Is Sweet Tooth: The Return good?
In a binary, Sweet Tooth: The Return is good. It’s great to have both Lemire and Villarrubia returning to their roles. Fans of the original series will recognize the character designs they are supposed to and will puzzle over the details. The style of the writing in The Return calls back to Sweet Tooth, using the internal monologue of the main character to set the scene in plain language, but the art shows that this world is entirely separate from the original. For example, instead of eventually realizing that the protagonist is living in an abandoned wildlife preserve rather than some kind of Eden, readers of the new series will instantly notice the antler’d boy of this tale lives in strange circumstances. If you read the first Sweet Tooth, you might think you have an idea of where The Return is going, but there are creepy additions like the new “father” that we haven’t seen in this storyworld before.

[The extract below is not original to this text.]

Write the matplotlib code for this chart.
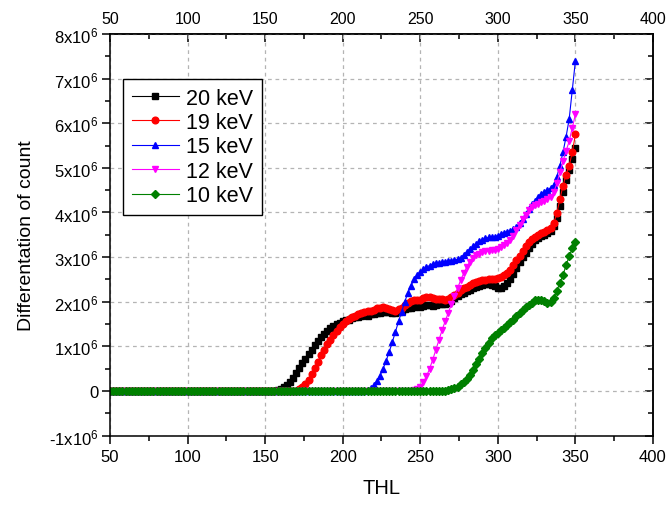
import matplotlib
matplotlib.use('Agg')
import matplotlib.pyplot as plt
import numpy as np
from matplotlib.ticker import MultipleLocator, FuncFormatter

plt.rcParams['font.family'] = ['Liberation Sans', 'DejaVu Sans']
plt.rcParams['mathtext.default'] = 'regular'

# THL steps (every 2 units from 50 to 350)
thl = np.arange(50, 351, 2)

# values in units of 1e6
kev20 = [0, 0, 0, 0, 0, 0, 0, 0, 0, 0, 0, 0, 0, 0, 0, 0, 0, 0, 0, 0, 0, 0, 0, 0, 0, 0, 0,
         0, 0, 0, 0, 0, 0, 0, 0, 0, 0, 0, 0, 0, 0, 0, 0, 0, 0, 0, 0, 0, 0, 0, 0, 0, 0, 0,
         0.02, 0.04, 0.08, 0.13, 0.2, 0.3, 0.4, 0.52, 0.62, 0.72, 0.82, 0.93, 1.03, 1.12, 1.2,
         1.28, 1.35, 1.41, 1.46, 1.5, 1.53, 1.56, 1.59, 1.6, 1.63, 1.65, 1.66, 1.68, 1.7, 1.69,
         1.72, 1.73, 1.75, 1.74, 1.76, 1.78, 1.77, 1.75, 1.74, 1.76, 1.79, 1.83, 1.85, 1.86,
         1.88, 1.9, 1.89, 1.91, 1.93, 1.92, 1.9, 1.92, 1.94, 1.95, 1.96, 1.98, 2.02, 2.08, 2.13,
         2.17, 2.2, 2.24, 2.27, 2.3, 2.33, 2.36, 2.38, 2.39, 2.4, 2.38, 2.35, 2.31, 2.3, 2.35,
         2.42, 2.5, 2.62, 2.75, 2.88, 3.0, 3.1, 3.2, 3.3, 3.38, 3.43, 3.47, 3.5, 3.53, 3.58,
         3.7, 3.88, 4.15, 4.45, 4.72, 4.95, 5.2, 5.45]

kev19 = [0, 0, 0, 0, 0, 0, 0, 0, 0, 0, 0, 0, 0, 0, 0, 0, 0, 0, 0, 0, 0, 0, 0, 0, 0, 0, 0,
         0, 0, 0, 0, 0, 0, 0, 0, 0, 0, 0, 0, 0, 0, 0, 0, 0, 0, 0, 0, 0, 0, 0, 0, 0, 0, 0,
         0, 0, 0, 0, 0, 0, 0,
         0.04, 0.08, 0.15, 0.25, 0.38, 0.52, 0.66, 0.8, 0.93, 1.05, 1.15, 1.25, 1.35, 1.43,
         1.5, 1.57, 1.62, 1.66, 1.69, 1.72, 1.75, 1.77, 1.79, 1.8, 1.82, 1.85, 1.87, 1.88,
         1.86, 1.84, 1.82, 1.8, 1.83, 1.87, 1.92, 1.97, 2.02, 2.05, 2.03, 2.05, 2.08, 2.1,
         2.11, 2.09, 2.07, 2.06, 2.07, 2.05, 2.07, 2.1, 2.15, 2.2, 2.26, 2.3, 2.34, 2.38,
         2.41, 2.44, 2.46, 2.48, 2.49, 2.5, 2.51, 2.52, 2.53, 2.56, 2.6, 2.65, 2.72, 2.82,
         2.93, 3.03, 3.14, 3.25, 3.33, 3.4, 3.45, 3.5, 3.54, 3.57, 3.6, 3.66, 3.76, 3.98, 4.3,
         4.6, 4.85, 5.05, 5.35, 5.75]

kev15 = [0, 0, 0, 0, 0, 0, 0, 0, 0, 0, 0, 0, 0, 0, 0, 0, 0, 0, 0, 0, 0, 0, 0, 0, 0, 0, 0,
         0, 0, 0, 0, 0, 0, 0, 0, 0, 0, 0, 0, 0, 0, 0, 0, 0, 0, 0, 0, 0, 0, 0, 0, 0, 0, 0,
         0, 0, 0, 0, 0, 0, 0, 0, 0, 0, 0, 0, 0, 0, 0, 0, 0, 0, 0, 0, 0, 0, 0, 0, 0, 0, 0,
         0, 0,
         0.03, 0.07, 0.13, 0.22, 0.34, 0.5, 0.68, 0.88, 1.1, 1.33, 1.56, 1.78, 2.0, 2.2, 2.36,
         2.5, 2.6, 2.67, 2.73, 2.78, 2.81, 2.84, 2.86, 2.87, 2.88, 2.9, 2.91, 2.92, 2.93, 2.95,
         2.98, 3.05, 3.12, 3.18, 3.24, 3.3, 3.35, 3.39, 3.42, 3.44, 3.45, 3.46, 3.48, 3.52,
         3.55, 3.57, 3.59, 3.62, 3.68, 3.76, 3.86, 3.97, 4.08, 4.18, 4.26, 4.35, 4.42, 4.46,
         4.5, 4.55, 4.62, 4.8, 5.05, 5.35, 5.7, 6.1, 6.75, 7.4]

kev12 = [0, 0, 0, 0, 0, 0, 0, 0, 0, 0, 0, 0, 0, 0, 0, 0, 0, 0, 0, 0, 0, 0, 0, 0, 0, 0, 0,
         0, 0, 0, 0, 0, 0, 0, 0, 0, 0, 0, 0, 0, 0, 0, 0, 0, 0, 0, 0, 0, 0, 0, 0, 0, 0, 0,
         0, 0, 0, 0, 0, 0, 0, 0, 0, 0, 0, 0, 0, 0, 0, 0, 0, 0, 0, 0, 0, 0, 0, 0, 0, 0, 0,
         0, 0, 0, 0, 0, 0, 0, 0, 0, 0, 0, 0, 0, 0, 0, 0, 0,
         0.02, 0.05, 0.1, 0.2, 0.33, 0.5, 0.7, 0.92, 1.14, 1.36, 1.56, 1.75, 1.94, 2.12, 2.3,
         2.48, 2.64, 2.78, 2.9, 2.98, 3.04, 3.08, 3.11, 3.13, 3.14, 3.15, 3.16, 3.18, 3.22,
         3.27, 3.32, 3.38, 3.48, 3.6, 3.72, 3.85, 3.95, 4.05, 4.12, 4.17, 4.2, 4.23, 4.26,
         4.3, 4.35, 4.45, 4.65, 4.9, 5.15, 5.38, 5.6, 5.9, 6.2]

kev10 = [0, 0, 0, 0, 0, 0, 0, 0, 0, 0, 0, 0, 0, 0, 0, 0, 0, 0, 0, 0, 0, 0, 0, 0, 0, 0, 0,
         0, 0, 0, 0, 0, 0, 0, 0, 0, 0, 0, 0, 0, 0, 0, 0, 0, 0, 0, 0, 0, 0, 0, 0, 0, 0, 0,
         0, 0, 0, 0, 0, 0, 0, 0, 0, 0, 0, 0, 0, 0, 0, 0, 0, 0, 0, 0, 0, 0, 0, 0, 0, 0, 0,
         0, 0, 0, 0, 0, 0, 0, 0, 0, 0, 0, 0, 0, 0, 0, 0, 0, 0, 0, 0, 0, 0, 0, 0, 0, 0, 0,
         0,
         0.02, 0.04, 0.07, 0.1, 0.15, 0.2, 0.28, 0.37, 0.48, 0.6, 0.72, 0.85, 0.97, 1.08,
         1.18, 1.25, 1.3, 1.36, 1.42, 1.47, 1.54, 1.6, 1.68, 1.75, 1.82, 1.88, 1.93, 1.98,
         2.03, 2.05, 2.04, 2.01, 1.98, 1.99, 2.08, 2.25, 2.42, 2.6, 2.82, 3.02, 3.2, 3.34]

series = [("20 keV", kev20, "black", "s"),
          ("19 keV", kev19, "red", "o"),
          ("15 keV", kev15, "blue", "^"),
          ("12 keV", kev12, "magenta", "v"),
          ("10 keV", kev10, "green", "D")]

fig = plt.figure(figsize=(6.72, 5.06), dpi=100)
ax = fig.add_axes([0.1637, 0.137, 0.808, 0.794])

for label, vals, col, mk in series:
    ax.plot(thl, np.array(vals) * 1e6, color=col, marker=mk, markersize=4.8 if mk != 'D' else 4.2,
            linewidth=0.8, label=label)

ax.set_xlim(50, 400)
ax.set_ylim(-1e6, 8e6)
ax.xaxis.set_major_locator(MultipleLocator(50))
ax.xaxis.set_minor_locator(MultipleLocator(25))
ax.yaxis.set_major_locator(MultipleLocator(1e6))
ax.yaxis.set_minor_locator(MultipleLocator(0.5e6))


def yfmt(v, pos):
    n = int(round(v / 1e6))
    if n == 0:
        return '0'
    return '%dx10$^{6}$' % n


ax.yaxis.set_major_formatter(FuncFormatter(yfmt))
ax.grid(True, which='major', color='#b4b4b4', linestyle=(0, (3, 3)), linewidth=0.9)

ax.tick_params(which='major', direction='out', length=5.8, width=1.1, labelsize=12)
ax.tick_params(which='minor', direction='out', length=3.6, width=1.1)
ax.tick_params(axis='x', which='major', pad=4)
ax.tick_params(axis='y', which='major', pad=2.5)

top = ax.secondary_xaxis('top')
top.xaxis.set_major_locator(MultipleLocator(50))
top.xaxis.set_minor_locator(MultipleLocator(25))
top.tick_params(which='major', direction='in', length=5.8, width=1.1, labelsize=11.5, pad=6)
top.tick_params(which='minor', direction='in', length=3.6, width=1.1)

right = ax.secondary_yaxis('right')
right.yaxis.set_major_locator(MultipleLocator(1e6))
right.yaxis.set_minor_locator(MultipleLocator(0.5e6))
right.tick_params(which='major', direction='in', length=5.8, width=1.1, labelright=False)
right.tick_params(which='minor', direction='in', length=3.6, width=1.1)

for sp in ax.spines.values():
    sp.set_linewidth(1.1)
top.spines['top'].set_linewidth(1.1)
right.spines['right'].set_linewidth(1.1)

ax.set_xlabel('THL', fontsize=14.5, labelpad=10)
ax.set_ylabel('Differentation of count', fontsize=14, labelpad=10)

leg = ax.legend(loc='upper left', bbox_to_anchor=(0.0238, 0.888), borderaxespad=0,
                fontsize=15.5, fancybox=False, edgecolor='black', framealpha=1,
                handlelength=2.2, handletextpad=0.35, labelspacing=0.16, borderpad=0.4)
leg.get_frame().set_linewidth(1.0)

fig.savefig('out.png', dpi=100)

If there’s a potential pitfall to how Sweet Tooth: The Return is approaching the material, it would be playing it at little too safe. The first issue rehashes what worked with the original and throws in creative new ideas. Lemire and Villarrubia have to keep walking that line: If The Return doesn’t play enough of the hits, it will be disappointing. If The Return strays too far from the original’s idea, it will have been meaningless to tarnish Sweet Tooth’s reputation with it.
One panel that popped
Lemire’s lines are closer to cartoonist than draftsman, communicating the basic emotions of the panel without defining a lot of detail. But like the best cartoonists, if he needs to pull the focus in, he knows how. Something is very wrong here, and it’s not the cute looking kid with antlers. The red garb of “the father” pops out of the muted colors of the rest of the setting in the early pages, and something is seriously wrong with this guy. He has a skin condition and bolts coming out of his neck. He’s got some serious Snoke-face. One can always count on Villarrubia bringing the color, but the economy of this dual profile panel is Lemire succeeding at something he doesn’t regularly attempt.